Tarihe bu âyet-i kerime ışığında baktığımızda, Kader-i İlahinin tecellisinde nice sırların bulunduğunu görürüz. Onun için atalarımız, “Ne oldum dememeli, ne olacağım demeli!” demiş. “Muhteşem Osmanlı Devleti’nin Mülkleri” başlıklı yazımızda belirtmiştik. Osmanlı Devleti bir zamanlar 60 küsur devleti hakimiyetine almıştı. Nice devletten de haraç alıyordu. Peki ne oldu? O koca devletin yerinde yeller esiyor.
Endülüs Emevi Devletini hatırlayın. Bugün İspanya’nın tamamına, Fransa’nın bir kısmına hükmetmiş. Hem de yaklaşık 750 yıl.
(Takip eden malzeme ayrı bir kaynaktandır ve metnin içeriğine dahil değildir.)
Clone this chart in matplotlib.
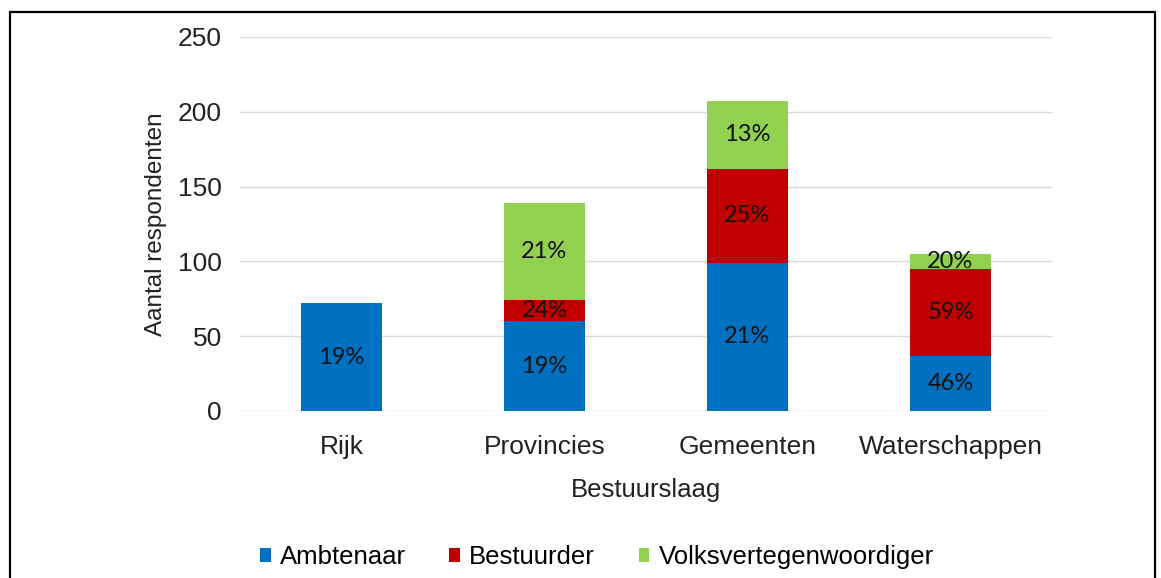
import matplotlib.pyplot as plt
import numpy as np
from matplotlib.patches import Rectangle
from matplotlib import font_manager

# data
categories = ['Rijk', 'Provincies', 'Gemeenten', 'Waterschappen']
ambtenaar = [72, 60, 99, 37]
bestuurder = [0, 14, 63, 58]
volks = [0, 65, 45, 10]
lbl_ambtenaar = ['19%', '19%', '21%', '46%']
lbl_bestuurder = ['', '24%', '25%', '59%']
lbl_volks = ['', '21%', '13%', '20%']

names = {f.name for f in font_manager.fontManager.ttflist}
narrow = 'Liberation Sans Narrow' if 'Liberation Sans Narrow' in names else 'Liberation Sans'

plt.rcParams['font.family'] = ['Liberation Sans', 'DejaVu Sans']

fig = plt.figure(figsize=(11.61, 5.78), dpi=100)
ax = fig.add_axes([0.2067, 0.289, 0.6994, 0.647])

x = np.arange(len(categories))
w = 0.4
blue = '#0070C0'
red = '#C00000'
green = '#92D050'

a = np.array(ambtenaar)
b = np.array(bestuurder)
v = np.array(volks)
ax.bar(x, a, w, color=blue, label='Ambtenaar', zorder=3)
ax.bar(x, b, w, bottom=a, color=red, label='Bestuurder', zorder=3)
ax.bar(x, v, w, bottom=a + b, color=green, label='Volksvertegenwoordiger', zorder=3)

# percentage labels in the middle of each segment
for i in range(len(categories)):
    for vals, base, lbls in [(a, np.zeros(4), lbl_ambtenaar), (b, a, lbl_bestuurder), (v, a + b, lbl_volks)]:
        if lbls[i]:
            ax.text(x[i], base[i] + vals[i] / 2, lbls[i], ha='center', va='center',
                    fontsize=17, family='Lato', color='#111111', zorder=4)

ax.set_xlim(-0.5, 3.5)
ax.set_ylim(0, 250)
ax.set_yticks([0, 50, 100, 150, 200, 250])
ax.set_xticks(x)
ax.set_xticklabels(categories)
ax.tick_params(axis='both', length=0, labelsize=19, colors='#222222')
ax.tick_params(axis='x', pad=17)
ax.tick_params(axis='y', pad=13)
ax.grid(axis='y', color='#d9d9d9', linewidth=1, zorder=0)
for s in ax.spines.values():
    s.set_visible(False)

ax.set_ylabel('Aantal respondenten', fontsize=17.5, color='#222222', labelpad=8)
ax.set_xlabel('Bestuurslaag', fontsize=18.5, color='#222222', labelpad=14)

leg = fig.legend(loc='center', bbox_to_anchor=(0.514, 0.036), ncol=3, frameon=False,
                 prop={'family': narrow, 'size': 18.5}, handlelength=0.42, handleheight=0.42,
                 handletextpad=0.35, columnspacing=1.7)

# outer frame
fig.patches.append(Rectangle((10 / 1161, -0.05), 1145 / 1161, 1 - 12 / 578 + 0.05,
                             transform=fig.transFigure, fill=False, edgecolor='black',
                             linewidth=1.6))

fig.savefig('out.png', dpi=100)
Peki şimdi o devletten geriye ne kaldı? Yaptırdıkları bazı binalar. Onlar da galip gelenlerin şımarık bir seyrangâhı olmuş…
Osmanlı Devleti, Endülüs Emevi Devleti gibi nice devletler gelip geçmiş. Etiler, Sümerler, Persler, Roma Devleti, Bizans İmparatorluğu, Emevi, Abbasi, Akkoyunlu, Altın Orda devletleri… Say sayabildiği kadar. Onlarca, yüzlerce devlet. Hani şimdi nerdeler?..
Gazze’yi vuran, İran’a saldıran, “dünyanın efendisi benim!” deyip şımardıkça şımaran Ben-i İsrail bütün bu yazdıklarımızı hatırlasın. Futbol müsabakası iki devre, boks maçı bazen 15 raunttur. Spor karşılaşmaları tabiriyle söyleyecek olursak, bu devrenin ve bu raundun galibi Ben-i İsrail’dir. Ancak, “müsabaka” henüz bitmedi. Rabbimizin emirlerini hak sözlerle tebliğ eden, Kâinatın Efendisinin (asm) Ben-i İsrail’le ilgili söyledikleri henüz tahakkuk etmedi. O hadis-i Şerifi bir kere daha hatırlayalım:
“Müslümanlarla Yahudiler çarpışmadıkça kıyamet kopmayacaktır. Yahudi taşın, ağacın arkasına saklanacak, bunun üzerine o taş, o ağaç Yahudiyi kovalayan kimseye, ‘Ey Müslüman! Arkamda bir Yahudi var, gel onu öldür!’ diyecek. Yalnız garkad ağacı bir şey söylemeyecek; çünkü o Yahudilerin ağaçlarındandır.” (Buhârî, Cihâd 94, Menâkıb 25; Müslim, Fiten 82)
Yahudiler işte bunun için işgal ettikleri topraklara Garkad ağacı dikip durmaktadırlar. Tamam da hepsi o ağaçların arkasına saklanabilecek mi? Hem her yerde Garkad ağacı var mı? Mesela bizim ülkemizde hemen hemen hiç yok.
Biz, âyet-i kerimelerden ve hadis-i şeriflerden aldığımız derslere binaen, gayet rahat ve emin bir şekilde şu gerçeği haykırmaktayız: “Bu devran değişecek! Zalimlerin çırası sönecek! O mazlumların âhı yerde kalmayacak! Bütün insanlık oh diyecek. Bütün mücahitlere ‘Elleriniz dert görmesin’ diyecekler. (11 Ağustos 2025)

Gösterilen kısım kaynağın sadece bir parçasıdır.